Since then, the House of Representatives Ways and Means Committee has released its proposal, offering $400 less in chapter 70 aid to the district.
Other revenues are expected to decrease as well. Since the Ways and Means budget was released, the district expects to receive $117,562 less than this year from revenues including School Choice, account interest, transportation reimbursement, out-of-district tuition (expected to increase by $83,189), and other non-town sources.
If all four member towns increase their assessments by 4 percent, it leaves an approximate $606,460 gap between the proposed school budget and what’s expected from the towns and Ways and Means budget.
The district and School Committee are trying to get creative to close that gap.
Since its February budget proposal, the committee voted that any one town’s portion of the school budget shouldn’t go up more than 4 percent.
The committee also voted to put $157,720 of School Choice revenue originally earmarked for computer equipment toward the school budget.
“We’ve come up with a few ways to close or lessen the gap, and none of them are good,” said Wahlstrom.
Doiron said the district may be able to shave about $150,000 right off the top.
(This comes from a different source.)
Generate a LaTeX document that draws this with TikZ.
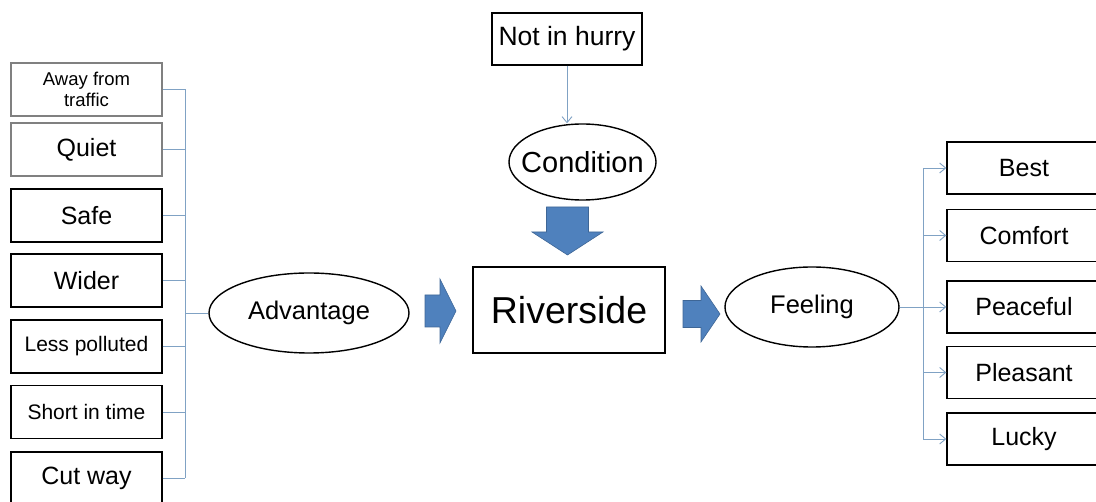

Personnel savings, she anticipates, could amount to $60,000 in wages and benefits paid to teachers and other employees that are retiring or leaving the district, because replacements would likely fall into a lower slot on the salary scale. Another $40,000 could be pared back in discretionary spending, said Doiron. She also expects to save about $30,000 in health insurance benefits to departing personnel.
Another $14,000 that was paid to educate a child who used School Choice to study outside of the district will no longer need to be paid, she said, because the student has moved out of the Pioneer district.
These measures could close the gap halfway, leaving about $304,740 to go.
Half of that, said Doiron, could be made up by cutting $150,000 from the supplies and services line of the budget, if necessary.
Beyond that, she said, the district will have to consider cuts to programs and staffing. Without final figures from the state, it’s hard to say where and how deep those cuts will be made.
Doiron has asked area legislators to go to bat for the district, advocating for additional aid.
Thursday, she said there have been no breakthroughs since last week’s School Committee meeting.
“We get a little bit of info every day,” said Doiron, but not enough detail to get an idea of what the final school budget and town assessments will be.”
With annual town meetings in PVRSD member towns Northfield and Warwick set for Monday, Leyden meeting May 18, and Bernardston meeting May 29, it’s feasible that none of the towns will see a finalized school budget before voting on their assessments.
The final school budget, when it’s available, must be approved by three of the four towns, a vote likely to come before special town meetings districtwide.